Francisco insiste: “Si no confiamos en Dios, caemos en la idolatría contentándonos con pocas garantías”

  • El Papa ha vuelto a hablar de idolatría en la audiencia general, esta vez valiéndose del pasaje del becerro de oro
  • “Simbolizaba abundancia y fuerza, pero sobre todo era de oro. Éxito poder y dinero, las grandes tentaciones de la historia”

Francisco ha presidido hoy, 8 de agosto, como todos los miércoles, la audiencia general en el aula Pablo VI, esta vez particularmente repleta de fieles y peregrinos de todo el mundo. Continuando con las catequesis sobre los mandamientos, el Papa ha vuelto a hablar sobre la idolatría, esta vez centrándose en el pasaje del becerro de oro. Los judíos se encuentran en mitad del desierto, un lugar hostil, sin apenas agua ni comida. “El desierto es una imagen de la vida humana, cuya condición es incierta y no tiene garantías inviolables”, ha explicado el Pontífice.

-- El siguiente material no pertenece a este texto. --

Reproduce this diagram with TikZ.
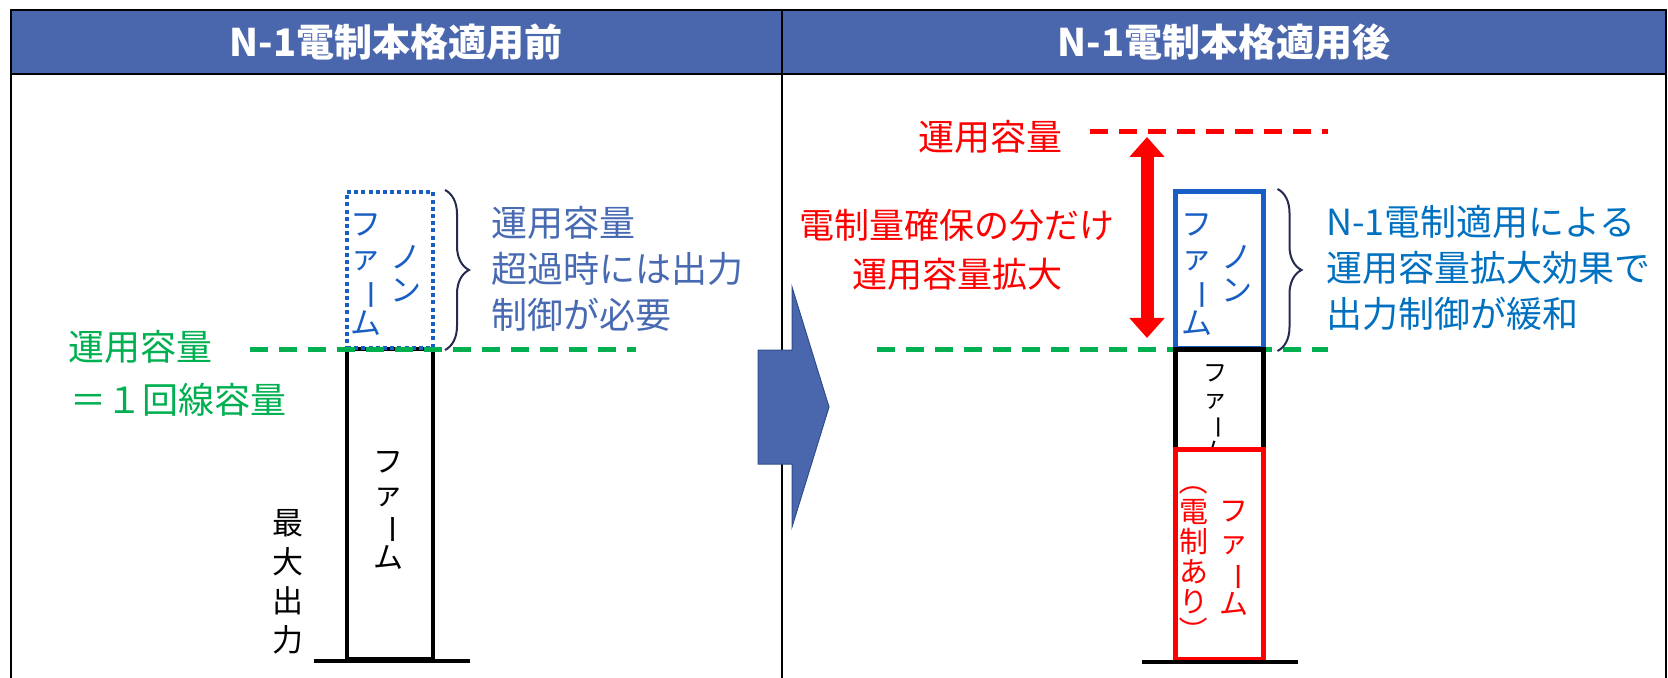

Y ocurre algo que desencadena la idolatría: Moisés tarda en volver del monte “el punto de referencia, la guía tranquilizadora, falta, y esto se vuelve insostenible. Entonces las personas piden un Dios visible para poder identificar y orientarse”. Como ha dicho el Obispo de Roma, “la naturaleza humana, para escapar de la precariedad, busca una religión de “hágalo usted mismo”: si Dios no se muestra a sí mismo, nos hacemos un Dios a medida”.

Éxito poder y dinero

Pero ¿por qué un becerro y por qué de oro? Francisco ha explicado que la ternera o becerro tenía un doble significado en oriente, por un lado representaba la fertilidad y la abundancia, y por el otro representaba energía y fuerza. “Pero sobre todo es dorado, es un símbolo de poder y riqueza. Éxito, poder y dinero. ¡Estas son las grandes tentaciones de todos los tiempos! El becerro es el símbolo de todos los deseos que dan la ilusión de libertad y en su lugar esclavizan”, ha sentenciado el Pontífice.

Todo esto sucede por la incapacidad de confiar en Dios por encima de todo -ha proseguido-. Él nos apoya en la debilidad, la incertidumbre y la inseguridad. Sin la primacía de Dios, uno cae fácilmente en la idolatría y se contenta con pocas garantías”. Así, cuando uno conoce a Jesucristo “reconoce que su debilidad no es una desgracia, la salvación de Dios entra por la puerta de la debilidad para hacernos fuertes”. Por tanto “la verdadera libertad” del hombre consiste en dejar que Dios sea nuestro señor, y no los ídolos, en “aceptar nuestra propia fragilidad y rechazar los ídolos de nuestros corazones”.

Los cristianos miramos a Cristo crucificado, despojado de todo, maltratado y torturado, “pero en Él se revela el rostro del verdadero Dios, la gloria del amor y no la del engaño. Nuestra recuperación proviene de Aquel que se hizo pobre, que aceptó el fracaso, que llevó nuestra precariedad hasta el final para llenarla de amor y fortaleza”. Así, en Cristo nuestra debilidad se convierte en “un lugar de encuentro con el Padre”, ha concluido Francisco.